Exercise aim: Omit any picture, and return the remaining data exactly as written.

========================================

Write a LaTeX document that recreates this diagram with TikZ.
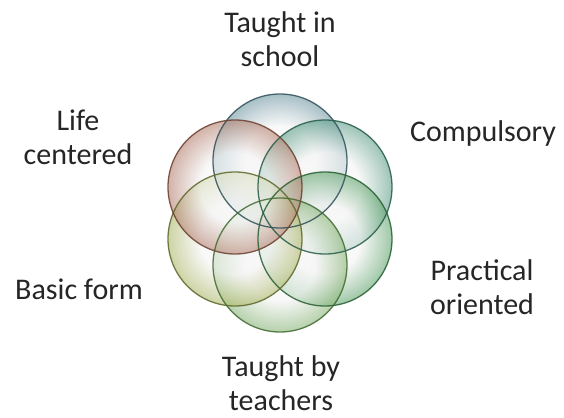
\documentclass[tikz,border=0pt]{standalone}
\usepackage{fontspec}
\setmainfont{Carlito}
\definecolor{rimblue}{HTML}{6F97A3}\definecolor{lineblue}{HTML}{2F5058}
\definecolor{rimteal}{HTML}{5E9E88}\definecolor{lineteal}{HTML}{255A48}
\definecolor{rimgreen}{HTML}{5FA46C}\definecolor{linegreen}{HTML}{255E30}
\definecolor{rimleaf}{HTML}{86B374}\definecolor{lineleaf}{HTML}{3F6A30}
\definecolor{rimolive}{HTML}{AEB86A}\definecolor{lineolive}{HTML}{5C6628}
\definecolor{rimbrown}{HTML}{B58170}\definecolor{linebrown}{HTML}{6A3E2E}
% one radial shading per rim colour (circle rim sits at 25bp)
\newcommand\bubshade[1]{\pgfdeclareradialshading{bub#1}{\pgfpoint{0bp}{0bp}}{color(0bp)=(gray!4); color(13bp)=(gray!8); color(25bp)=(#1); color(50bp)=(#1)}}
\bubshade{rimblue}\bubshade{rimteal}\bubshade{rimgreen}
\bubshade{rimleaf}\bubshade{rimolive}\bubshade{rimbrown}
\begin{document}
\begin{tikzpicture}[x=1pt, y=1pt, font=\fontsize{30}{34}\selectfont,
	bub/.style={circle, minimum size=134pt, inner sep=0pt,
		shade, shading=bub#1, fill opacity=0.6},
	rim/.style={draw=#1, line width=1.3pt, draw opacity=0.85},
	lbl/.style={align=center, text=black!85}]
	\fill[white] (0,0) rectangle (564,417);
	% circles
	\node[bub=rimblue] (ctop) at (280,256) {};
	\node[bub=rimteal] (cur) at (325,230) {};
	\node[bub=rimgreen] (clr) at (325,178) {};
	\node[bub=rimleaf] (cbot) at (280,152) {};
	\node[bub=rimolive] (cll) at (235,178) {};
	\node[bub=rimbrown] (cul) at (235,230) {};
	% outlines on top
	\foreach \n/\c in {ctop/lineblue, cur/lineteal, clr/linegreen, cbot/lineleaf, cll/lineolive, cul/linebrown}
		\draw[rim=\c] (\n.center) circle[radius=67pt];
	% labels
	\node[lbl] (school) at (280,378) {Taught in\\school};
	\node[lbl] (life) at (78,280) {Life\\centered};
	\node[lbl] (compulsory) at (483,283) {Compulsory};
	\node[lbl] (practical) at (482,130) {Practical\\oriented};
	\node[lbl] (basic) at (79,128) {Basic form};
	\node[lbl] (teachers) at (281,34) {Taught by\\teachers};
\end{tikzpicture}
\end{document}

========================================

In response:
Write a LaTeX document that recreates this diagram with TikZ.
\documentclass[tikz,border=0pt]{standalone}
\usepackage{fontspec}
\setmainfont{Carlito}
\definecolor{rimblue}{HTML}{6F97A3}\definecolor{lineblue}{HTML}{2F5058}
\definecolor{rimteal}{HTML}{5E9E88}\definecolor{lineteal}{HTML}{255A48}
\definecolor{rimgreen}{HTML}{5FA46C}\definecolor{linegreen}{HTML}{255E30}
\definecolor{rimleaf}{HTML}{86B374}\definecolor{lineleaf}{HTML}{3F6A30}
\definecolor{rimolive}{HTML}{AEB86A}\definecolor{lineolive}{HTML}{5C6628}
\definecolor{rimbrown}{HTML}{B58170}\definecolor{linebrown}{HTML}{6A3E2E}
% one radial shading per rim colour (circle rim sits at 25bp)
\newcommand\bubshade[1]{\pgfdeclareradialshading{bub#1}{\pgfpoint{0bp}{0bp}}{color(0bp)=(gray!4); color(13bp)=(gray!8); color(25bp)=(#1); color(50bp)=(#1)}}
\bubshade{rimblue}\bubshade{rimteal}\bubshade{rimgreen}
\bubshade{rimleaf}\bubshade{rimolive}\bubshade{rimbrown}
\begin{document}
\begin{tikzpicture}[x=1pt, y=1pt, font=\fontsize{30}{34}\selectfont,
	bub/.style={circle, minimum size=134pt, inner sep=0pt,
		shade, shading=bub#1, fill opacity=0.6},
	rim/.style={draw=#1, line width=1.3pt, draw opacity=0.85},
	lbl/.style={align=center, text=black!85}]
	\fill[white] (0,0) rectangle (564,417);
	% circles
	\node[bub=rimblue] (ctop) at (280,256) {};
	\node[bub=rimteal] (cur) at (325,230) {};
	\node[bub=rimgreen] (clr) at (325,178) {};
	\node[bub=rimleaf] (cbot) at (280,152) {};
	\node[bub=rimolive] (cll) at (235,178) {};
	\node[bub=rimbrown] (cul) at (235,230) {};
	% outlines on top
	\foreach \n/\c in {ctop/lineblue, cur/lineteal, clr/linegreen, cbot/lineleaf, cll/lineolive, cul/linebrown}
		\draw[rim=\c] (\n.center) circle[radius=67pt];
	% labels
	\node[lbl] (school) at (280,378) {Taught in\\school};
	\node[lbl] (life) at (78,280) {Life\\centered};
	\node[lbl] (compulsory) at (483,283) {Compulsory};
	\node[lbl] (practical) at (482,130) {Practical\\oriented};
	\node[lbl] (basic) at (79,128) {Basic form};
	\node[lbl] (teachers) at (281,34) {Taught by\\teachers};
\end{tikzpicture}
\end{document}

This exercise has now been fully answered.